There is no ending in sight for the sharp rise in construction costs, and some sectors that have been relatively unaffected so far could soon be pulled into the chaos.

Construction costs will continue to rise at a faster-than-average rate for the next 12 months at least, JLL predicted in its second half construction outlook report. While single-family home and apartment prices have risen at similarly historic rates, contractors on nonresidential construction projects have yet to fully pass on the increased prices for materials and labor to developers, which seems bound to change.
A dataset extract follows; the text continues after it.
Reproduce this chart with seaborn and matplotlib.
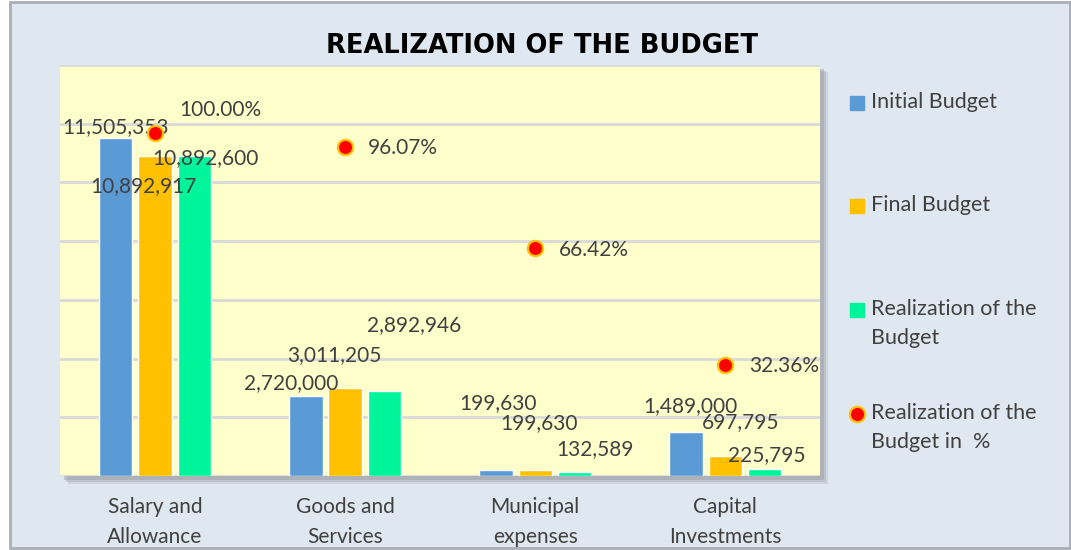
import pandas as pd
import seaborn as sns
import matplotlib.pyplot as plt
from matplotlib.patches import Rectangle
from matplotlib.lines import Line2D

categories = ["Salary and\nAllowance", "Goods and\nServices", "Municipal\nexpenses", "Capital\nInvestments"]
initial_budget = [11505353, 2720000, 199630, 1489000]
final_budget = [10892917, 3011205, 199630, 697795]
realization = [10892600, 2892946, 132589, 225795]
realization_pct = [100.00, 96.07, 66.42, 32.36]

series_names = ["Initial Budget", "Final Budget", "Realization of the\nBudget"]
pct_name = "Realization of the\nBudget in  %"
palette = ["#5B9BD5", "#FFC000", "#00F49A"]
text_color = "#404040"

df = pd.DataFrame({
    "category": categories * 3,
    "series": [s for s in series_names for _ in categories],
    "value": initial_budget + final_budget + realization,
})

sns.set_style("white")
plt.rcParams["font.family"] = ["Lato", "DejaVu Sans"]

fig = plt.figure(figsize=(10.71, 5.5), dpi=100)
fig.patch.set_facecolor("white")
fig.patches.append(Rectangle((0.009, 0.004), 0.99, 0.992, transform=fig.transFigure,
                             facecolor="#DFE7F0", edgecolor="#A9AEB5", linewidth=2, zorder=-10))
# soft shadow behind the plot area
for i, a in enumerate([0.25, 0.35, 0.5]):
    off = (3 - i) * 0.0018
    fig.patches.append(Rectangle((0.058 + off, 0.131 - off * 1.9), 0.71, 0.7475,
                                 transform=fig.transFigure, facecolor="#9EA3A9",
                                 alpha=a, edgecolor="none", zorder=-5))

ax = fig.add_axes([0.056, 0.1345, 0.71, 0.7475])
ax.set_facecolor("#FFFFCC")
sns.barplot(data=df, x="category", y="value", hue="series", palette=palette,
            width=0.62, gap=0.15, ax=ax, legend=False, saturation=1)
ax.set_ylim(0, 14000000)
ax.set_yticks(range(0, 14000001, 2000000))
ax.set_yticklabels([])
ax.tick_params(axis="y", length=0)
ax.grid(axis="y", color="#D9D9D9", linewidth=2)
ax.set_axisbelow(True)
for sp in ax.spines.values():
    sp.set_visible(False)
ax.set_xlabel("")
ax.set_ylabel("")
ax.tick_params(axis="x", length=0, pad=15, labelsize=15, labelcolor=text_color)
for lab in ax.get_xticklabels():
    lab.set_linespacing(1.65)
ax.set_xlim(-0.5, 3.5)

# value labels (offsets in pixels from the bar top, mimicking the reference)
offsets = [
    [(0, 11), (-12, -30), (11, -2)],
    [(-15, 13), (-11, 33), (30, 66)],
    [(2, 67), (4, 47), (20, 23)],
    [(4, 26), (15, 33), (2, 14)],
]
values = [initial_budget, final_budget, realization]
for s_idx, cont in enumerate(ax.containers):
    for c_idx, bar in enumerate(cont):
        dx, dy = offsets[c_idx][s_idx]
        ax.annotate(f"{values[s_idx][c_idx]:,}",
                    (bar.get_x() + bar.get_width() / 2, bar.get_height()),
                    xytext=(dx, dy), textcoords="offset pixels",
                    ha="center", va="center", fontsize=15, color=text_color)

ax2 = ax.twinx()
ax2.set_ylim(0, 120)
ax2.axis("off")
xpos = list(range(len(categories)))
sns.scatterplot(x=xpos, y=realization_pct, ax=ax2, s=120, color="#FF0000",
                edgecolor="#FFC000", linewidth=1.6, zorder=5, legend=False)
pct_offsets = [(65, 23), (58, -1), (59, -2), (59, -1)]
for x, p, (dx, dy) in zip(xpos, realization_pct, pct_offsets):
    ax2.annotate(f"{p:.2f}%", (x, p), xytext=(dx, dy), textcoords="offset pixels",
                 ha="center", va="center", fontsize=15, color=text_color)

fig.text(0.506, 0.916, "REALIZATION OF THE BUDGET", ha="center", va="center",
         fontsize=18.5, fontweight="bold", color="black", family="DejaVu Sans")

# legend drawn entry by entry so that entries are evenly spaced like the reference
legend_y = [0.812, 0.625, 0.436, 0.247]
markers = [dict(marker="s", markerfacecolor=c, markeredgecolor=c, markersize=10) for c in palette]
markers.append(dict(marker="o", markerfacecolor="#FF0000", markeredgecolor="#FFC000",
                    markeredgewidth=1.6, markersize=11))
for y, lab, mk in zip(legend_y, series_names + [pct_name], markers):
    fig.add_artist(Line2D([0.8005], [y], transform=fig.transFigure, color="none", **mk))
    fig.text(0.8135, y + 0.021, lab, ha="left", va="top", fontsize=15.5, color=text_color,
             linespacing=1.6, transform=fig.transFigure)

fig.savefig("out.png", dpi=100)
In JLL's construction outlook report for the second half of last year, the commercial real estate services firm estimated that volatility in the global supply chain would ease somewhat, projecting materials price increases to sit in the 4% to 6% range for 2021. Instead, the volatility has either remained or deepened, leading materials prices to rise 17% in the year to date, JLL reports.

Construction wages also have no reason to stop increasing, as the industry has seen flat job growth or worse since May of this year, according to data from Carnegie Mellon University reported by JLL, while wage increases in construction have accelerated over the same time frame. 

Though the price inflation in construction materials no longer seems to be rising at the eye-watering pace that lumber reached earlier this year, price increases have accelerated in more diverse types of materials in the past few months.  

The most basic construction materials have risen in price over the last year at a rate previously unheard of.

In fact, lumber is the only construction material that has had its price retreat at any point in the past year. Copper and brass products, insulation materials, gypsum, plastic and steel all increased in price over the past year at more than triple the rate they have grown over the three-year period ending at the same time, JLL reports.

Much like with labor, a sheer lack of availability in materials is an issue that has effects that go beyond price increases. Delays in obtaining relatively niche materials like petroleum-based roofing insulation have become so severe and unpredictable that contractors are sourcing alternative products, which tend to be much more expensive, The Wall Street Journal reports.

So far, the construction industry seems to be placing a premium on the certainty of lead time in an environment when even the most powerful homebuilders miss their own delivery estimates. Delays come with their own heavy costs, and as long as the coronavirus remains a concern, when a delay may arise and how long it will last is impossible to predict.

The same is true of the labor part of the equation, as construction is the industry with the lowest rate of Covid-19 vaccination and the highest rate of vaccine hesitance, according to CMU data reported by JLL. That means that an outbreak-related shutdown remains an elevated risk on the average construction site, even as the delta variant begins to recede.